Kindness: Once your thought processes have passed through the gate of truth, the next keeper of right action and good conduct that you need to persuade is kindness. The question you have to pose to yourself at this point is: “is what I’m about to do or say truly kind and compassionate?” If it isn’t, you should swiftly retreat from speech into the sanctuary of silence. It is at this point that you should again choose gold over silver. It is better to say nothing than to cause harm. To be unkind to another is to be unkind to oneself. Ask yourself: “why should I treat another in a way that I would not wish to be treated myself?”

Kindness and compassion are now the subjects of many scientific studies. It seems that we have become so trapped by scientific endeavour that unless we can see the ‘evidence’ under the microscope or in a laboratory it somehow does not exist, even though it is glaringly obvious that kindness and compassion are intrinsically good and therefore should be applied in our lives wherever possible. Isn’t it time we also applied the principles of common sense? If what you are about to say or do can walk through the gate of kindness then you can proceed to the third gate keeper…


Benevolence: The final gate through which our thoughts have to pass before coming into speech is benevolence. The question you need to ask yourself at this point is: “is what I’m about to say genuinely necessary and useful?”… You need to be sure before embarking on your chosen path that what you are about to do benefits others and yourself, because far too often we are busy pursuing our own needs and become trapped in our own opinions to such an extent that we do not consider the real value of what we are about to say or do. We are literally driven by impulse and outdated patterns, which compel us to speak and act. The wisdom of our words at this point is not truly being considered, discrimination has been overthrown as we pursue the need to be right and to defend our position. Self-interest now reigns supreme because we are not concerned with the ‘rightness’ of what we are doing or saying. It is at this point that the greatest harm is often done as we say and do things that hurt others and even though we may not be aware of it, these actions hurt us as well. Our actions not only damage us psychologically; they damage our bodies too.

The more we understand the mind-body interface, the more we realise that anything that is negative affects both mind and body equally (see The Story of Health). It is folly to think that we are immune to what we do, either to others or ourselves. This is why we would encourage you to make the three gate keepers your friends and allies. The more you practise aligning yourself to these positions the more you are freed from negative consequences. This does not mean your life will be free from challenges because challenges are often where our most important lessons are learnt.

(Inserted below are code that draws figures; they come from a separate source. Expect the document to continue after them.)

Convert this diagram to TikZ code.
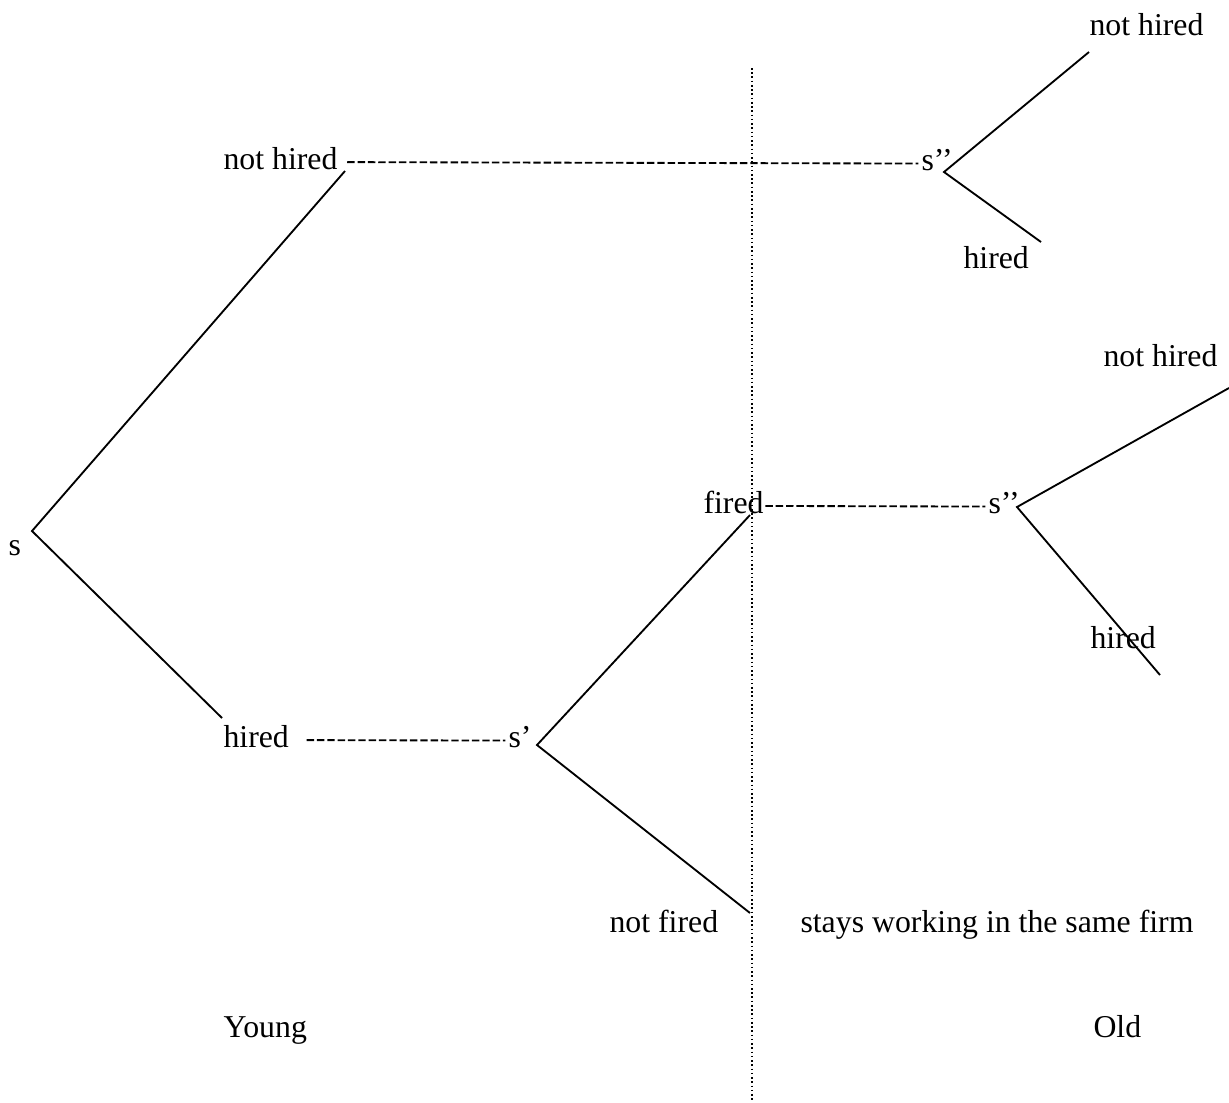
\documentclass[tikz,border=0pt]{standalone}
\usepackage{fontspec}
\setmainfont{Liberation Serif}
\usetikzlibrary{calc}

\begin{document}
\begin{tikzpicture}[x=0.3774pt, y=-0.3774pt,
	lbl/.style={inner sep=0pt, anchor=base west},
	branch/.style={line width=0.7pt},
	hyphens/.style={line width=0.7pt, dash pattern=on 2.8pt off 1.1pt},
	divider/.style={line width=0.5pt, dash pattern=on 0.6pt off 1pt}]

	\fontsize{12}{14}\selectfont

% frame %{{{2

	\useasboundingbox (0,0) rectangle (1229,1102);

% coordinates %{{{2

	\coordinate (S)  at (32,531);
	\coordinate (S1) at (537,745);
	\coordinate (S2) at (944,172);
	\coordinate (S3) at (1017,507);

	\coordinate (NHa) at (345,171);
	\coordinate (Ha)  at (222,718);
	\coordinate (Fd)  at (750,515);
	\coordinate (NF)  at (750,913);
	\coordinate (NHb) at (1089,52);
	\coordinate (Hb)  at (1041,242);
	\coordinate (NHc) at (1229,388);
	\coordinate (Hc)  at (1160,675);

	\coordinate (Dtop) at (752,68);
	\coordinate (Dbot) at (752,1102);

% labels %{{{2

	\node[lbl] (s)   at (8,555)    {s};
	\node[lbl] (nh)  at (223,169)  {not hired};
	\node[lbl] (h)   at (223,747)  {hired};
	\node[lbl] (sp)  at (508,747)  {s’};
	\node[lbl] (spp) at (921,170)  {s’’};
	\node[lbl] (fi)  at (703,513)  {fired};
	\node[lbl] (spq) at (988,513)  {s’’};
	\node[lbl] (nf)  at (609,932)  {not fired};
	\node[lbl] (st)  at (800,932)  {stays working in the same firm};

	\node[lbl] (nhb) at (1089,35)  {not hired};
	\node[lbl] (hb)  at (963,268)  {hired};
	\node[lbl] (nhc) at (1103,366) {not hired};
	\node[lbl] (hc)  at (1090,648) {hired};

	\node[lbl] (yg)  at (223,1037) {Young};
	\node[lbl] (od)  at (1093,1037) {Old};

% divider %{{{2

	\draw[divider] (Dtop) -- (Dbot);

% branches %{{{2

	\draw[branch] (NHa) -- (S) -- (Ha);
	\draw[branch] (Fd) -- (S1) -- (NF);
	\draw[branch] (NHb) -- (S2) -- (Hb);
	\draw[branch] (NHc) -- (S3) -- (Hc);

% hyphen links %{{{2

	\draw[hyphens] ([xshift=3.5pt,yshift=-1.5pt]nh.east) -- ([xshift=-1pt,yshift=-1.5pt]spp.west);
	\draw[hyphens] ([xshift=6.5pt,yshift=-1.5pt]h.east) -- ([xshift=-1pt,yshift=-1.5pt]sp.west);
	\draw[hyphens] ([xshift=0.5pt,yshift=-1.5pt]fi.east) -- ([xshift=-1pt,yshift=-1.5pt]spq.west);

% closing %{{{2

\end{tikzpicture}
\end{document}
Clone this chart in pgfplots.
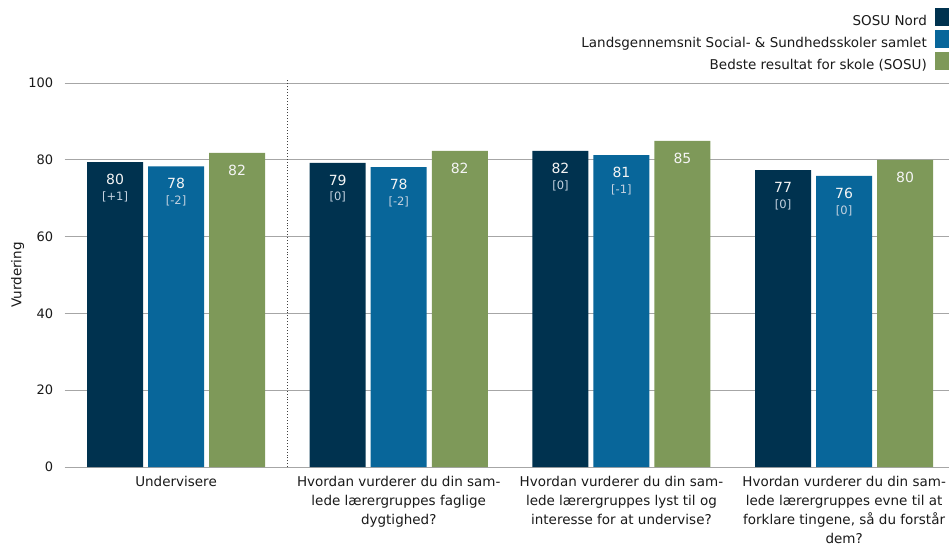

It does mean, however, that you will always have the resources you need to rise up and meet your challenges.


Hopefully by now you can see the wisdom of this ancient mantra – silence truly is superior to speech – as it enables you to apply the appropriate discrimination to your thoughts and your actions. Silence teaches you the art of responding rather than reacting. Reaction tends to be immature and short-sighted and is far too concerned with winning, as it sees winning as being right. It does not understand that to truly win we simply have to do the right thing and how can we do that when we have not taken time to consider all the options? Responding, on the other hand, takes its time to deliver its message. It understands that ‘Patience is the Mother of Wisdom’. She who can wait, all things come to her door. Practise slowing yourself down and remember that other great adage: “more haste, less speed”.



The practice of the three gatekeepers will only add seconds and at most minutes to our decisions and responses. However the time added is more than repaid in the many positive outcomes that follow. You will find that you begin to leave a positive trail and the fragrance of good feeling wherever you go. You will also add value to every situation and find that you can extract benefit from all your interactions. It is at this point that you really begin to understand that how you see the world does indeed shape your reality. The three gatekeepers will free you from the slavery of being a victim as you move away from a culture of blame into the healthy mindset of personal responsibility. This is what good mental health looks like and feels like and it’s yours for the taking. None of us are denied the gifts of truth, kindness and benevolence; however, an attitude of determination and quiet resolve is required. These changes are unlikely to occur where the individual is not fiercely intent on transformation. It is important to note that there is no force in nature equal to the determined mind.


Before you do anything else, read this handout again, then make a pledge today to acquaint yourself with truth, kindness and benevolence. Promise yourself you will at least try to make them your companions. The more you practise implementing them in your day-to-day life the more peace and contentment you will find. Your heart and mind will naturally move away from conflict and you will seek out creative responses and solutions. Each moment will either offer joy or benefit, in some cases both.


Remember the three questions are: “Is my position one of truth or am I trapped in my own point of view?”; “Is what I am about to do or say kind or am I simply being driven by the force of habit and the need to be right?”, finally: “Is there really any benefit in the position I’m taking, or would it be wiser to maintain silence?” By asking yourself these questions again and again, you will eventually acquire the habit of honouring the wisdom of the three gatekeepers. Hopefully you will now see why speech is indeed silver and silence, in our view, is worth much more than gold.